This technique is designed for measuring pressures non-invasively within the body. It's particularly useful for monitoring pressures in the heart, for monitoring treatment of cancers, and in this particular project for measuring pressures in the liver. To prepare the ultrasound contrast agent, remove the protective cap from the syringe port of the chemo spike and use a chemo spike to perforate the stopper of the first of three vials of the agent.
Add two milliliters of sterile water to the vial and immediately shake the vial for one minute. When a homogenous product has been obtained, withdraw the product into the syringe. The reconstituted ultrasound contrast agent contains microbubbles at a concentration of eight microliters per milliliter.
After repeating the reconstitution for the other two vials in the same manner, use saline to fill up connecting tubes and connect the tubes to a three-way stopcock. Connect the stopcock to the extension tubing leading to the cannula and connect the syringe directly to the stopcock. Then mount the syringe onto a syringe pump at the same level or below the patient.
To acquire an initial set of ultrasound images, power up an ultrasound scanner and select the C1-6-D curvilinear probe. Select an abdominal preset on the scanner. Use a subcostal approach and a curvilinear array to acquire grayscale images of both the portal and hepatic veins in the same imaging plane and at similar depths.
Optimize the images based on good clinical practice, taking care to select the hepatic vein region away from the inferior vena cava to avoid the influence of retrograde flow. After the initial ultrasound imaging, open the stopcock and infuse the saline solution at a rate of 120 milliliters per hour while co-infusing the contrast at a rate of 0.024 microliters per kilogram body rate per minute. For activating subharmonic imaging in dual display mode, use the subharmonic contrast touch panel button to activate contrast mode.
Select subharmonic imaging amplitude modulation on the rotary control. Perform subharmonic imaging at a transmit frequency of 2.5 megahertz and obtain the received signals at 1.25 megahertz. Confirm the patency of the portal and the hepatic veins as well as the presence of microbubbles, which can take up to one to two minutes from the start of the infusion.
Select time intensity curve analysis on the touch panel followed by F6 and K to compensate for varying depths and attenuations to activate the SHAPE automated optimization code to optimize the SHAPE imaging. The SHAPE optimization algorithm will acquire subharmonic data for every acoustic output level. Once the data acquisition is complete, position a region of interest on the portal vein in the contrast sample window.

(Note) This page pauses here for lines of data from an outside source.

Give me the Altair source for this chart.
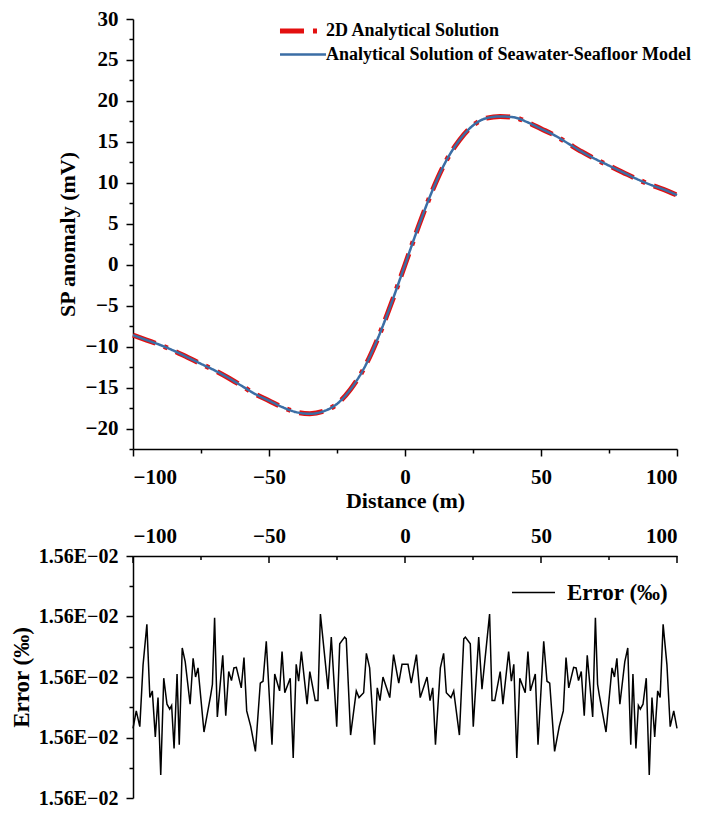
import altair as alt
import pandas as pd

FONT = "Liberation Serif"
RED = "#e30f0f"
BLUE = "#3b6ea5"

# ---------------- top panel data ----------------
series_names = ["2D Analytical Solution", "Analytical Solution of Seawater-Seafloor Model"]
distance = [-100, -95, -90, -85, -80, -75, -70, -65, -60, -55, -50, -45, -40, -35, -30,
            -25, -20, -15, -10, -5, 0, 5, 10, 15, 20, 25, 30, 35, 40, 45, 50, 55, 60,
            65, 70, 75, 80, 85, 90, 95, 100]
sp_2d = [-8.6, -9.2, -9.8, -10.5, -11.3, -12.1, -12.9, -13.8, -14.8, -15.8, -16.6, -17.4,
         -18.0, -18.2, -17.9, -17.0, -15.2, -12.6, -9.0, -4.7, 0.0, 4.7, 9.0, 12.6, 15.2,
         17.0, 17.9, 18.1, 18.0, 17.4, 16.6, 15.8, 14.8, 13.8, 12.9, 12.1, 11.3, 10.5, 9.8,
         9.2, 8.5]
sp_seafloor = [-8.6, -9.2, -9.8, -10.5, -11.3, -12.1, -12.9, -13.8, -14.8, -15.8, -16.6, -17.4,
               -18.0, -18.2, -17.9, -17.0, -15.2, -12.6, -9.0, -4.7, 0.0, 4.7, 9.0, 12.6, 15.2,
               17.0, 17.9, 18.1, 18.0, 17.4, 16.6, 15.8, 14.8, 13.8, 12.9, 12.1, 11.3, 10.5, 9.8,
               9.2, 8.5]

# ---------------- bottom panel data ----------------
error_x = [-100.0, -98.8, -97.5, -96.3, -94.9, -93.8, -92.9, -91.8, -90.8, -89.8, -88.7, -87.5,
           -86.5, -85.8, -84.9, -83.8, -83.0, -81.9, -80.8, -79.0, -77.9, -77.0, -76.1, -73.9,
           -71.4, -70.8, -70.0, -69.0, -67.0, -65.9, -64.8, -63.8, -62.9, -62.0, -60.2, -59.2,
           -58.2, -56.7, -55.0, -53.2, -52.2, -51.0, -48.9, -47.9, -46.1, -45.2, -44.2, -42.2,
           -41.1, -40.0, -39.1, -38.1, -36.0, -35.0, -33.0, -32.0, -31.1, -28.3, -27.1, -25.1,
           -24.0, -22.2, -21.6, -20.0, -17.9, -16.9, -15.2, -14.2, -13.0, -11.2, -10.2, -9.2,
           -8.1, -5.6, -4.2, -2.3, -1.1,
           1.1, 2.3, 4.2, 5.6, 8.1, 9.2, 10.2, 11.2, 13.0, 14.2, 15.2, 16.9, 17.9, 20.0, 21.6,
           22.2, 24.0, 25.1, 27.1, 28.3, 31.1, 32.0, 33.0, 35.0, 36.0, 38.1, 39.1, 40.0, 41.1,
           42.2, 44.2, 45.2, 46.1, 47.9, 48.9, 51.0, 52.2, 53.2, 55.0, 56.7, 58.2, 59.2, 60.2,
           62.0, 62.9, 63.8, 64.8, 65.9, 67.0, 69.0, 70.0, 70.8, 71.4, 73.9, 76.1, 77.0, 77.9,
           79.0, 80.8, 81.9, 83.0, 83.8, 84.9, 85.8, 86.5, 87.5, 88.7, 89.8, 90.8, 91.8, 92.9,
           93.8, 94.9, 96.3, 97.5, 98.8, 100.0]
# error level, in tick-step units above the lowest axis tick
error_level = [1.15, 1.44, 1.18, 2.20, 2.87, 1.66, 1.77, 1.01, 1.66, 0.38, 1.98, 1.55,
               1.47, 1.53, 0.82, 2.05, 0.88, 2.48, 2.25, 1.55, 2.31, 2.00, 2.15, 1.09,
               1.71, 1.88, 2.98, 1.34, 2.36, 1.36, 2.09, 1.94, 2.15, 2.16, 1.82, 2.32,
               1.44, 1.18, 0.77, 1.90, 1.93, 2.59, 0.88, 2.05, 1.77, 2.42, 1.74, 1.98,
               0.66, 2.21, 1.93, 2.42, 1.55, 2.09, 1.61, 1.61, 3.04, 1.80, 2.66, 1.18,
               2.55, 2.66, 2.63, 1.04, 1.77, 1.66, 1.74, 2.39, 2.15, 0.88, 1.82, 1.61,
               2.00, 1.66, 2.37, 1.90, 2.21,
               2.21, 1.90, 2.37, 1.66, 2.00, 1.61, 1.82, 0.88, 2.15, 2.39, 1.74, 1.66, 1.77, 1.04, 2.63,
               2.66, 2.55, 1.18, 2.66, 1.80, 3.04, 1.61, 1.61, 2.09, 1.55, 2.42, 1.93, 2.21, 0.66,
               1.98, 1.74, 2.42, 1.77, 2.05, 0.88, 2.59, 1.93, 1.90, 0.77, 1.18, 1.44, 2.32, 1.82,
               2.16, 2.15, 1.94, 2.09, 1.36, 2.36, 1.34, 2.98, 1.88, 1.71, 1.09, 2.15, 2.00, 2.31,
               1.55, 2.25, 2.48, 0.88, 2.05, 0.82, 1.53, 1.47, 1.55, 1.98, 0.38, 1.66, 1.01, 1.77,
               1.66, 2.87, 2.20, 1.18, 1.44, 1.15]
ERR_LOW = 0.015599998     # lowest tick of the error axis
ERR_STEP = 1e-9           # spacing between labelled ticks

x_ticks = [-100, -75, -50, -25, 0, 25, 50, 75, 100]
y_ticks_top = [-22.5, -20, -17.5, -15, -12.5, -10, -7.5, -5, -2.5, 0, 2.5, 5, 7.5, 10,
               12.5, 15, 17.5, 20, 22.5, 25, 27.5, 30]

LONG_STROKE = "M-2.5,0H2.5"   # legend line symbol, 5x wider than its nominal size

# ---------------- top panel ----------------
top_df = pd.concat([
    pd.DataFrame({"distance": distance, "sp": sp_2d, "series": series_names[0]}),
    pd.DataFrame({"distance": distance, "sp": sp_seafloor, "series": series_names[1]}),
])

top_legend = alt.Legend(
    title=None, orient="none", legendX=158, legendY=0, symbolType=LONG_STROKE,
    symbolSize=339, labelFont=FONT, labelFontSize=18, labelFontWeight="bold",
    labelColor="black", labelLimit=800, labelOffset=11, rowPadding=3, padding=0,
)

top_x = alt.X(
    "distance:Q",
    scale=alt.Scale(domain=[-100, 100], nice=False, zero=False),
    axis=alt.Axis(
        title="Distance (m)", values=x_ticks,
        labelExpr="datum.value % 50 === 0 ? datum.label : ''",
        tickSize={"condition": {"test": "datum.value % 50 !== 0", "value": 4}, "value": 7},
        labelPadding=10, titlePadding=3, labelFontSize=21, titleFontSize=22,
    ),
)
top_y = alt.Y(
    "sp:Q",
    scale=alt.Scale(domain=[-22.5, 30], nice=False, zero=False),
    axis=alt.Axis(
        title="SP anomaly (mV)", values=y_ticks_top,
        labelExpr="datum.value % 5 === 0 ? datum.label : ''",
        tickSize={"condition": {"test": "datum.value % 5 !== 0", "value": 4}, "value": 7},
        labelPadding=8, titlePadding=6, labelFontSize=21, titleFontSize=22,
    ),
)
enc_top = dict(
    x=top_x, y=top_y,
    color=alt.Color("series:N", scale=alt.Scale(domain=series_names, range=[RED, BLUE]),
                    legend=top_legend),
    strokeDash=alt.StrokeDash("series:N",
                              scale=alt.Scale(domain=series_names, range=[[24, 9, 4, 9], [1, 0]]),
                              legend=top_legend),
    strokeWidth=alt.StrokeWidth("series:N",
                                scale=alt.Scale(domain=series_names, range=[5, 2.5]),
                                legend=top_legend),
)
base_top = alt.Chart(top_df)
red_line = base_top.transform_filter(alt.datum.series == series_names[0]).mark_line(
    interpolate="monotone").encode(**enc_top)
blue_line = base_top.transform_filter(alt.datum.series == series_names[1]).mark_line(
    interpolate="monotone").encode(**enc_top)
top = alt.layer(red_line, blue_line).properties(width=544, height=430)

# ---------------- bottom panel ----------------
err_df = pd.DataFrame({
    "distance": error_x,
    "error": [ERR_LOW + lv * ERR_STEP for lv in error_level],
    "series": "Error (‰)",
})
err_ticks = [ERR_LOW + k * ERR_STEP / 2 for k in range(9)]
minor_test = f"round((datum.value - {ERR_LOW}) / {ERR_STEP / 2}) % 2 !== 0"

bot_x = alt.X(
    "distance:Q",
    scale=alt.Scale(domain=[-100, 100], nice=False, zero=False),
    axis=alt.Axis(orient="top", title=None, values=[-100, -50, 0, 50, 100], ticks=False,
                  labelPadding=10, labelFontSize=21),
)
bot_y = alt.Y(
    "error:Q",
    scale=alt.Scale(domain=[ERR_LOW, ERR_LOW + 4 * ERR_STEP], nice=False, zero=False),
    axis=alt.Axis(
        title="Error (‰)", values=err_ticks,
        labelExpr=f"({minor_test}) ? '' : format(datum.value * 100, '.2f') + 'E−02'",
        tickSize={"condition": {"test": minor_test, "value": 4}, "value": 7},
        labelPadding=8, titlePadding=5, labelFontSize=20, titleFontSize=23,
    ),
)
err_line = alt.Chart(err_df).mark_line(strokeWidth=1.5).encode(
    x=bot_x, y=bot_y,
    color=alt.Color("series:N", scale=alt.Scale(range=["black"]),
                    legend=alt.Legend(title=None, orient="none", legendX=389, legendY=25,
                                      symbolType=LONG_STROKE, symbolSize=296,
                                      symbolStrokeWidth=1.5, labelFont=FONT,
                                      labelFontSize=23, labelFontWeight="bold",
                                      labelColor="black", labelOffset=22, padding=0)),
)
major_ticks = alt.Chart(pd.DataFrame({"distance": [-100, -50, 0, 50, 100]})).mark_rule(
    color="black", strokeWidth=1.5).encode(x=bot_x, y=alt.value(0), y2=alt.value(7))
minor_ticks = alt.Chart(pd.DataFrame({"distance": [-75, -25, 25, 75]})).mark_rule(
    color="black", strokeWidth=1.5).encode(x=bot_x, y=alt.value(0), y2=alt.value(4))
bottom = alt.layer(err_line, major_ticks, minor_ticks).properties(width=544, height=242)

chart = alt.vconcat(top, bottom, spacing=14).resolve_scale(
    x="independent", y="independent", color="independent",
    strokeDash="independent", strokeWidth="independent",
).resolve_legend(color="independent").configure(
    padding={"left": 2, "right": 0, "top": 0, "bottom": 0}
).configure_axis(
    labelFont=FONT, titleFont=FONT, labelFontWeight="bold", titleFontWeight="bold",
    labelColor="black", titleColor="black", domainColor="black", tickColor="black",
    domainWidth=1.5, tickWidth=1.5, grid=False,
).configure_view(stroke=None)

chart.save("out.html", embed_options={"renderer": "svg", "actions": False})
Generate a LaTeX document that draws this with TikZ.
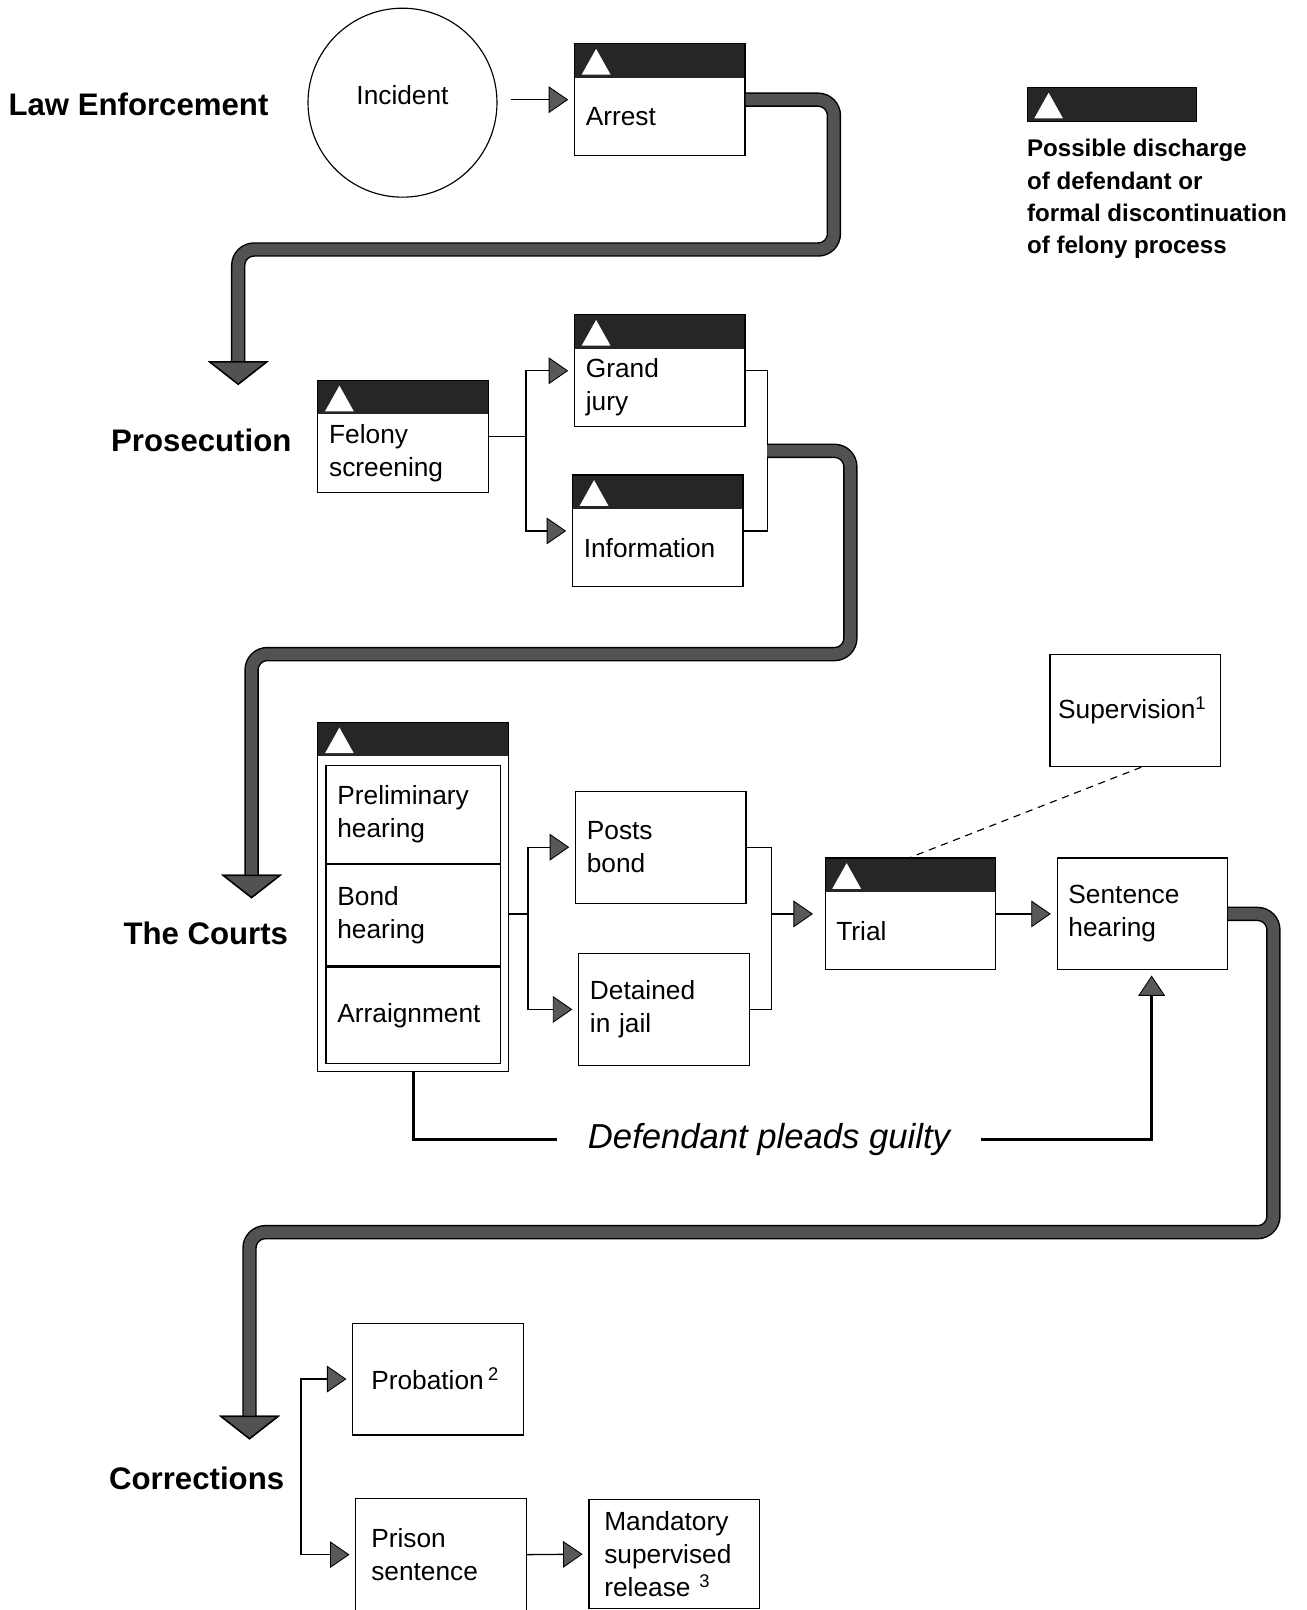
\documentclass[tikz,border=0pt]{standalone}
\usepackage{fontspec}
\setmainfont{Liberation Sans}
\usetikzlibrary{arrows.meta,calc,positioning}

\newcommand{\boxfont}{\fontsize{18.2}{22.8}\selectfont}
\newcommand{\stagefont}{\bfseries\fontsize{21.6}{26}\selectfont}
\newcommand{\keyfont}{\bfseries\fontsize{16.7}{22.3}\selectfont}
\newcommand{\pleafont}{\itshape\fontsize{24}{29}\selectfont}

\tikzset{
  box/.style={draw, line width=0.8pt, fill=white, anchor=north west,
    minimum width=4.15cm, minimum height=2.725cm, text width=3.6cm,
    inner xsep=0.275cm, inner ysep=0pt, align=left, font=\boxfont},
  flag/.style={path picture={
    \fill[black!85] (path picture bounding box.north west) rectangle
      ($(path picture bounding box.north east)+(0,33)$);
    \fill[white] ($(path picture bounding box.north west)+(7,30)$)
      -- ++(14,-25) -- ++(14,25) -- cycle;}},
  hdrbox/.style={box, flag, execute at begin node={\rule{0pt}{36.5pt}}},
  cell/.style={box, minimum width=4.25cm, text width=3.7cm},
  stage/.style={anchor=base west, inner sep=0pt, font=\stagefont},
  link/.style={draw, line width=0.9pt},
  tip/.style={-{Triangle[width=18.5pt,length=13.5pt,fill=black!65,color=black,line width=0.6pt]},
    shorten >=4pt},
  flow/.style={draw=black!68, line width=8pt, rounded corners=11pt,
    preaction={draw=black, line width=10pt},
    -{Triangle[width=42pt,length=16.5pt,fill=black!68,color=black,line width=1pt]}},
  plea/.style={draw, line width=2.2pt},
}

\begin{document}
\begin{tikzpicture}[x=0.025cm, y=-0.025cm]

\useasboundingbox (0,0) rectangle (1272,1568);

% stage names
\node[stage] (lawlbl) at (8,112) {Law Enforcement};
\node[stage] (proslbl) at (108,440) {Prosecution};
\node[stage] (courtlbl) at (120,920) {The Courts};
\node[stage] (corrlbl) at (106,1451) {Corrections};

% key
\node[draw, flag, anchor=north west, minimum width=4.125cm, minimum height=0.825cm,
  inner sep=0pt] (key) at (1000,85) {};
\node[anchor=north west, inner sep=0pt, align=left, font=\keyfont] (keynote)
  at ($(key.south west)+(0,17)$)
  {Possible discharge\\of defendant or\\formal discontinuation\\of felony process};

% law enforcement
\node[draw, circle, line width=0.8pt, minimum size=4.6cm, font=\boxfont] (incident) at (392,100)
  {\raisebox{11pt}{Incident}};
\node[hdrbox] (arrest) at (559,42) {Arrest};

\draw[link, tip, shorten <=9pt] (incident.east |- arrest.west) -- (arrest.west);

\coordinate (pros) at (232,375);
\draw[flow] (arrest.east) -- ++(86,0) |- ($(pros)+(0,-132)$) -- (pros);

% prosecution
\node[hdrbox] (felony) at (309,370) {Felony\\screening};
\node[hdrbox] (grand) at (559,306) {Grand\\jury};
\node[hdrbox] (info) at (557,462) {Information};

\coordinate (fsplit) at ($(felony.east)+(36,0)$);
\draw[link] (felony.east) -- (fsplit);
\draw[link, tip] (fsplit) |- (grand.west);
\draw[link, tip] (fsplit) |- (info.west);

\coordinate (pjoin) at ($(grand.east)!0.5!(info.east)+(22,0)$);
\draw[link] (grand.east) -| (pjoin) |- (info.east);

\coordinate (court) at (245,875);
\draw[flow] (pjoin) -- ++(81,0) |- ($(court)+(0,-238)$) -- (court);

% the courts
\node[hdrbox, minimum width=4.65cm, minimum height=8.5cm] (courts) at (309,703) {};
\node[cell, minimum height=2.375cm] (prelim) at (317,745) {Preliminary\\hearing};
\node[cell, minimum height=2.475cm] (bondh) at (prelim.south west) {Bond\\hearing};
\node[cell, minimum height=2.35cm] (arraign) at (bondh.south west) {Arraignment};

\node[box] (posts) at (560,770) {Posts\\bond};
\node[box] (jail) at (563,928) {Detained\\in jail};
\node[hdrbox] (trial) at (803,835) {Trial};
\node[box] (sentence) at (1029,835) {Sentence\\hearing};
\node[box, text width=3.75cm, inner xsep=0.2cm] (superv) at (1022,637) {Supervision\textsuperscript{1}};

\coordinate (csplit) at ($(courts.east |- trial.west)+(18,0)$);
\draw[link] (courts.east |- csplit) -- (csplit);
\draw[link, tip] (csplit) |- (posts.west);
\draw[link, tip] (csplit) |- (jail.west);

\coordinate (bjoin) at ($(jail.east |- trial.west)+(21,0)$);
\draw[link] (posts.east) -| (bjoin) |- (jail.east);
\draw[link, tip, shorten >=8pt] (bjoin) -- (trial.west);
\draw[link, tip] (trial.east) -- (sentence.west);

\draw[line width=0.8pt, dash pattern=on 5pt off 4pt] ($(superv.south)+(6,0)$) -- (trial.north);

\node[font=\pleafont, inner xsep=0.75cm] (guilty) at (749,1110) {Defendant pleads guilty};
\draw[plea] (courts.south) |- (guilty.west);
\draw[plea, -{Triangle[width=18.5pt,length=14pt,fill=black!65,color=black,line width=0.6pt]},
  shorten >=3.5pt] (guilty.east) -| ($(sentence.south)+(9,0)$);

\coordinate (corr) at (243,1402);
\draw[flow] (sentence.east) -- ++(44,0) |- ($(corr)+(0,-202)$) -- (corr);

% corrections
\node[box, text width=3.25cm, inner xsep=0.45cm] (probation) at (343,1288) {Probation\,\textsuperscript{2}};
\node[box, inner xsep=0.375cm, text width=3.4cm] (prison) at (346,1459) {Prison\\sentence};
\node[box, minimum height=2.65cm, inner xsep=0.35cm, text width=3.4cm] (mandatory) at (573,1460)
  {Mandatory\\supervised\\release \textsuperscript{3}};

\coordinate (rsplit) at (293,1428);
\draw[link, tip] (rsplit) |- (probation.west);
\draw[link, tip] (rsplit) |- (prison.west);
\draw[link, tip] (prison.east) -- (mandatory.west);

\end{tikzpicture}
\end{document}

Plot the average subharmonic data within the region as a function of acoustic output and fit a logistic curve to the data. Then select the inflection point of this curve as the optimized power, as this has been shown to be the point of greatest SHAPE sensitivity. Adjust the acoustic output power to the inflection point value to maximize the sensitivity of the SHAPE and acquire subharmonic data from the microbubbles in five to 15 second segments during the infusion of the UCA suspension.
When imaging for diagnosing portal hypertension in the liver, the key is to visualize both the portal and hepatic veins at the same depth to minimize the impact of attenuation. After a UCA induced equilibrium enhancement, the optimization algorithm should be activated and a region of interest in the portal vein should be selected to produce subharmonic amplitude and output power selection curves. In these SHAPE images from patients with and without clinical significant portal hypertension, the main visual difference is the marked subharmonic signal present in the hepatic vein in the patient with hypertension that is absent in the patient without hypertension.
Note that some patients present with clinical and laboratorial signs of portal hypertension but have HVPG values that are normal or zero. This can be attributed to a number of anatomical and/or vascular variations, resulting in an incorrect SHAPE diagnosis. This technique is non-invasive, safe, and accurate.
It allows the acquisition of relative as well as absolute pressure estimates, and it's something that no other imaging technique can currently do.